What the task asks ▸
Please write out the lines of the data exactly, beginning with the first and ending with the line containing "47, 48, 49]"; leave the pictures behind.

Stored data ▸
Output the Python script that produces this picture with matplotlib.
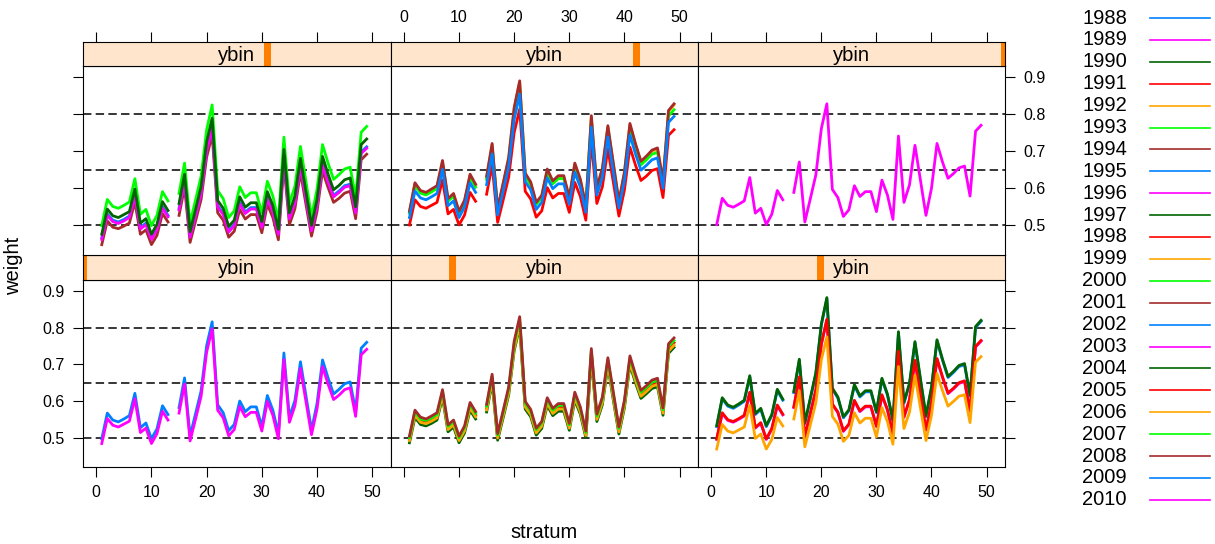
import numpy as np
import matplotlib
matplotlib.use('Agg')
import matplotlib.pyplot as plt
from matplotlib.patches import Rectangle
from matplotlib.lines import Line2D

plt.rcParams['font.family'] = ['Liberation Sans', 'DejaVu Sans']

# stratum 14 has no data
strata = [1, 2, 3, 4, 5, 6, 7, 8, 9, 10, 11, 12, 13,
          15, 16, 17, 18, 19, 20, 21, 22, 23, 24, 25, 26, 27, 28, 29, 30, 31, 32,
          33, 34, 35, 36, 37, 38, 39, 40, 41, 42, 43, 44, 45, 46, 47, 48, 49]

w1988 = [.497, .567, .548, .543, .551, .560, .621, .527, .540, .497, .524, .587, .563,
         .582, .663, .504, .566, .628, .751, .816, .590, .568, .519, .536, .600, .571, .584, .584, .531, .615, .575, .511, .731,
         .556, .602, .707, .614, .521, .593, .712, .663, .619, .632, .647, .652, .572, .744, .760]
w1989 = [.484, .552, .534, .529, .537, .545, .606, .514, .526, .484, .511, .572, .548,
         .567, .646, .491, .551, .613, .733, .797, .575, .554, .505, .522, .585, .557, .569, .569, .518, .599, .561, .497, .713,
         .542, .587, .689, .598, .508, .578, .694, .646, .604, .616, .631, .636, .558, .726, .741]
w1990 = [.486, .555, .536, .532, .539, .548, .609, .516, .529, .486, .513, .575, .551,
         .570, .650, .493, .554, .616, .737, .802, .578, .557, .507, .525, .588, .560, .572, .572, .520, .602, .564, .500, .718,
         .544, .590, .694, .601, .510, .581, .698, .650, .607, .620, .634, .639, .561, .730, .746]
w1991 = [.496, .566, .547, .542, .550, .559, .620, .526, .539, .496, .523, .586, .562,
         .581, .662, .503, .565, .627, .750, .815, .589, .567, .518, .535, .599, .570, .583, .583, .530, .614, .574, .510, .730,
         .555, .601, .706, .613, .520, .592, .711, .662, .618, .631, .646, .651, .571, .743, .759]
w1992 = [.492, .561, .542, .538, .545, .554, .615, .522, .535, .492, .519, .581, .557,
         .576, .656, .499, .560, .622, .743, .808, .584, .563, .513, .531, .594, .566, .578, .578, .526, .608, .570, .506, .724,
         .550, .596, .700, .607, .516, .587, .704, .656, .613, .626, .640, .645, .567, .736, .752]
w1993 = [.500, .570, .551, .547, .554, .563, .626, .531, .544, .500, .528, .591, .566,
         .586, .667, .507, .569, .633, .756, .823, .594, .572, .522, .540, .604, .575, .588, .588, .535, .619, .579, .514, .737,
         .559, .606, .712, .618, .525, .597, .717, .667, .624, .637, .651, .656, .576, .749, .765]
w1994 = [.504, .575, .556, .551, .559, .568, .631, .535, .548, .504, .532, .596, .571,
         .591, .673, .511, .574, .638, .763, .830, .599, .577, .526, .544, .609, .580, .593, .593, .539, .624, .584, .518, .743,
         .564, .611, .718, .623, .529, .602, .723, .673, .629, .642, .657, .662, .581, .756, .772]
w1995 = [.530, .606, .586, .580, .589, .599, .666, .563, .577, .530, .560, .629, .602,
         .623, .711, .538, .605, .674, .807, .879, .632, .608, .554, .573, .642, .611, .625, .625, .568, .659, .616, .545, .786,
         .594, .645, .759, .657, .557, .635, .764, .711, .664, .678, .694, .699, .613, .800, .817]
w1996 = [.495, .566, .547, .542, .550, .559, .622, .526, .539, .495, .523, .587, .562,
         .582, .664, .502, .565, .629, .754, .821, .590, .568, .517, .535, .600, .571, .584, .584, .530, .615, .575, .509, .734,
         .555, .602, .709, .614, .520, .593, .714, .664, .620, .633, .648, .653, .572, .747, .763]
w1997 = [.533, .609, .589, .583, .592, .602, .669, .566, .580, .533, .563, .632, .605,
         .626, .714, .541, .608, .677, .810, .882, .635, .611, .557, .576, .645, .614, .628, .628, .571, .662, .619, .548, .789,
         .597, .648, .762, .660, .560, .638, .767, .714, .667, .681, .697, .702, .616, .803, .820]
w1998 = [.497, .568, .549, .544, .552, .561, .624, .528, .541, .497, .525, .589, .564,
         .584, .666, .504, .567, .631, .756, .823, .592, .570, .519, .537, .602, .573, .586, .586, .532, .617, .577, .511, .736,
         .557, .604, .711, .616, .522, .595, .716, .666, .622, .635, .650, .655, .574, .749, .765]
w1999 = [.469, .536, .518, .513, .521, .529, .588, .498, .510, .469, .495, .555, .532,
         .551, .628, .475, .535, .595, .712, .775, .558, .537, .490, .506, .568, .540, .553, .553, .502, .582, .544, .482, .694,
         .525, .569, .670, .581, .492, .561, .675, .628, .586, .599, .613, .617, .541, .706, .721]
w2000 = [.499, .570, .551, .546, .554, .563, .626, .530, .543, .499, .527, .591, .566,
         .586, .668, .506, .569, .633, .758, .825, .594, .572, .521, .539, .604, .575, .588, .588, .534, .619, .579, .513, .738,
         .559, .606, .713, .618, .524, .597, .718, .668, .624, .637, .652, .657, .576, .751, .767]
w2001 = [.448, .512, .495, .491, .498, .506, .563, .476, .488, .448, .473, .532, .509,
         .527, .602, .454, .512, .570, .684, .744, .534, .514, .468, .484, .543, .517, .529, .529, .480, .557, .521, .461, .665,
         .502, .545, .643, .556, .471, .537, .647, .602, .562, .573, .587, .592, .518, .677, .692]
w2002 = [.466, .531, .514, .509, .516, .525, .583, .494, .506, .466, .492, .550, .527,
         .546, .621, .472, .530, .589, .704, .766, .553, .533, .486, .503, .562, .536, .548, .548, .498, .576, .539, .479, .686,
         .521, .564, .663, .575, .489, .556, .667, .621, .581, .593, .607, .611, .537, .698, .712]
w2003 = [.462, .527, .510, .505, .512, .521, .579, .490, .502, .462, .488, .546, .523,
         .542, .617, .468, .526, .585, .700, .762, .549, .529, .482, .499, .558, .532, .544, .544, .494, .572, .535, .475, .682,
         .517, .560, .659, .571, .485, .552, .663, .617, .577, .589, .603, .607, .533, .694, .708]
w2004 = [.476, .544, .526, .521, .529, .537, .598, .506, .518, .476, .503, .564, .540,
         .559, .638, .483, .543, .605, .725, .789, .567, .546, .497, .514, .577, .549, .561, .561, .510, .591, .553, .489, .705,
         .534, .579, .681, .590, .500, .570, .686, .638, .596, .608, .623, .628, .550, .718, .733]
w2005 = [.501, .569, .551, .546, .554, .562, .623, .531, .543, .501, .528, .589, .565,
         .584, .663, .508, .568, .630, .750, .814, .592, .571, .522, .539, .602, .574, .586, .586, .535, .616, .578, .514, .730,
         .559, .604, .706, .615, .525, .595, .711, .663, .621, .633, .648, .653, .575, .743, .758]
w2006 = [.535, .612, .591, .586, .595, .604, .672, .569, .583, .535, .565, .635, .608,
         .629, .718, .543, .611, .680, .815, .887, .638, .614, .559, .578, .649, .617, .631, .631, .573, .665, .622, .550, .793,
         .600, .651, .766, .664, .562, .641, .772, .718, .670, .684, .700, .706, .618, .807, .825]
w2007 = [.533, .607, .587, .582, .590, .600, .665, .565, .579, .533, .562, .629, .603,
         .624, .709, .540, .606, .672, .802, .872, .632, .609, .556, .575, .642, .612, .626, .626, .569, .658, .616, .548, .782,
         .595, .644, .756, .657, .559, .635, .761, .709, .663, .677, .692, .697, .613, .795, .812]
w2008 = [.538, .615, .594, .589, .598, .607, .675, .572, .586, .538, .568, .638, .611,
         .632, .721, .546, .614, .683, .818, .890, .641, .617, .562, .581, .652, .620, .634, .634, .576, .668, .625, .553, .796,
         .603, .654, .769, .667, .565, .644, .775, .721, .673, .687, .703, .709, .621, .810, .828]
w2009 = [.521, .593, .574, .569, .577, .586, .651, .553, .566, .521, .550, .615, .589,
         .610, .693, .528, .592, .658, .785, .854, .618, .596, .543, .562, .628, .599, .612, .612, .557, .643, .603, .535, .765,
         .582, .630, .739, .642, .547, .621, .744, .693, .649, .662, .677, .682, .600, .778, .794]
w2010 = [.502, .573, .554, .549, .557, .566, .629, .533, .546, .502, .530, .594, .569,
         .589, .671, .509, .572, .636, .761, .828, .597, .575, .524, .542, .607, .578, .591, .591, .537, .622, .582, .516, .741,
         .562, .609, .716, .621, .527, .600, .721, .671, .627, .640, .655, .660, .579, .754, .770]

years = list(range(1988, 2011))
weights = dict(zip(years, [w1988, w1989, w1990, w1991, w1992, w1993, w1994, w1995,
                           w1996, w1997, w1998, w1999, w2000, w2001, w2002, w2003,
                           w2004, w2005, w2006, w2007, w2008, w2009, w2010]))

# years in each ybin level (level 1 = bottom left panel)
ybin_years = [[1988, 1989],
              [1990, 1991, 1992, 1993, 1994],
              [1995, 1996, 1997, 1998, 1999],
              [2000, 2001, 2002, 2003, 2004],
              [2005, 2006, 2007, 2008, 2009],
              [2010]]

ref_lines = [0.5, 0.65, 0.8]
x_ticks = [0, 10, 20, 30, 40, 50]
y_ticks = [0.5, 0.6, 0.7, 0.8, 0.9]

palette = ['#0080ff', '#ff00ff', '#006400', '#ff0000', '#ffa500', '#00ff00', '#a52a2a']
year_col = {y: palette[i % len(palette)] for i, y in enumerate(years)}

W, H = 1215, 544
fig = plt.figure(figsize=(W / 100, H / 100), dpi=100)


def box(l, t, r, b):
    return [l / W, 1 - b / H, (r - l) / W, (b - t) / H]


col_edges = [(83, 390.7), (390.7, 698), (698, 1005)]
row_edges = {'top': ((42, 66), (66, 255)), 'bottom': ((255, 280), (280, 467))}
panel_pos = [('bottom', 0), ('bottom', 1), ('bottom', 2), ('top', 0), ('top', 1), ('top', 2)]

xlim = (-2.4, 53.35)
ylim = (0.42, 0.93)
tick_kw = dict(direction='out', length=7, width=0.8, labelsize=11.5, color='black')

xs = np.array(strata, dtype=float)
gap = np.where(np.diff(xs) > 1)[0] + 1
xs_plot = np.insert(xs, gap, np.nan)

nlev = len(ybin_years)
for lev, (row, col) in enumerate(panel_pos):
    (st, sb), (pt, pb) = row_edges[row]
    l, r = col_edges[col]

    ax = fig.add_axes(box(l, pt, r, pb))
    ax.set_xlim(*xlim)
    ax.set_ylim(*ylim)
    for v in ref_lines:
        ax.axhline(v, color='black', lw=1.1, ls=(0, (5.5, 2.8)), zorder=1)
    for yr in ybin_years[lev]:
        ys = np.insert(np.array(weights[yr], dtype=float), gap, np.nan)
        ax.plot(xs_plot, ys, color=year_col[yr], lw=2.0, zorder=2,
                solid_joinstyle='round')
    for s in ax.spines.values():
        s.set_linewidth(0.8)

    ax.set_xticks(x_ticks)
    ax.set_yticks(y_ticks)
    ax.tick_params(axis='x', bottom=(row == 'bottom'), top=False,
                   labelbottom=(row == 'bottom' and col != 1), labeltop=False,
                   pad=6, **tick_kw)
    ax.tick_params(axis='y', left=(col == 0), right=(col == 2),
                   labelleft=(row == 'bottom' and col == 0),
                   labelright=(row == 'top' and col == 2),
                   pad=6, **tick_kw)
    ax.set_yticklabels([f'{v:.1f}' for v in y_ticks])

    # strip
    sx = fig.add_axes(box(l, st, r, sb))
    sx.set_facecolor('#ffe5cc')
    sx.set_xlim(*xlim)
    sx.set_ylim(0, 1)
    sx.set_yticks([])
    for s in sx.spines.values():
        s.set_linewidth(0.8)
    sx.add_patch(Rectangle((lev / (nlev - 1) - 0.0115, 0), 0.023, 1,
                           transform=sx.transAxes, color='#ff7f00', lw=0,
                           clip_on=True))
    sx.text(0.5, 0.45, 'ybin', transform=sx.transAxes, ha='center', va='center',
            fontsize=14.5)
    sx.set_xticks(x_ticks)
    sx.tick_params(axis='x', bottom=False, labelbottom=False,
                   top=(row == 'top'), labeltop=(row == 'top' and col == 1),
                   pad=5, **tick_kw)

fig.text(14 / W, 1 - 266 / H, 'weight', rotation=90, ha='center', va='center',
         fontsize=14.5)
fig.text(544 / W, 1 - 533 / H, 'stratum', ha='center', va='center', fontsize=14.5)

# key
for i, yr in enumerate(years):
    fy = 1 - (18 + i * 21.9) / H
    fig.text(1082 / W, fy, str(yr), ha='left', va='center', fontsize=14.5)
    fig.add_artist(Line2D([1150 / W, 1210 / W], [fy, fy], transform=fig.transFigure,
                          color=year_col[yr], lw=1.2))

fig.savefig('out.png', dpi=100)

Answer to this problem ▸
Output the Python script that produces this picture with matplotlib.
import numpy as np
import matplotlib
matplotlib.use('Agg')
import matplotlib.pyplot as plt
from matplotlib.patches import Rectangle
from matplotlib.lines import Line2D

plt.rcParams['font.family'] = ['Liberation Sans', 'DejaVu Sans']

# stratum 14 has no data
strata = [1, 2, 3, 4, 5, 6, 7, 8, 9, 10, 11, 12, 13,
          15, 16, 17, 18, 19, 20, 21, 22, 23, 24, 25, 26, 27, 28, 29, 30, 31, 32,
          33, 34, 35, 36, 37, 38, 39, 40, 41, 42, 43, 44, 45, 46, 47, 48, 49]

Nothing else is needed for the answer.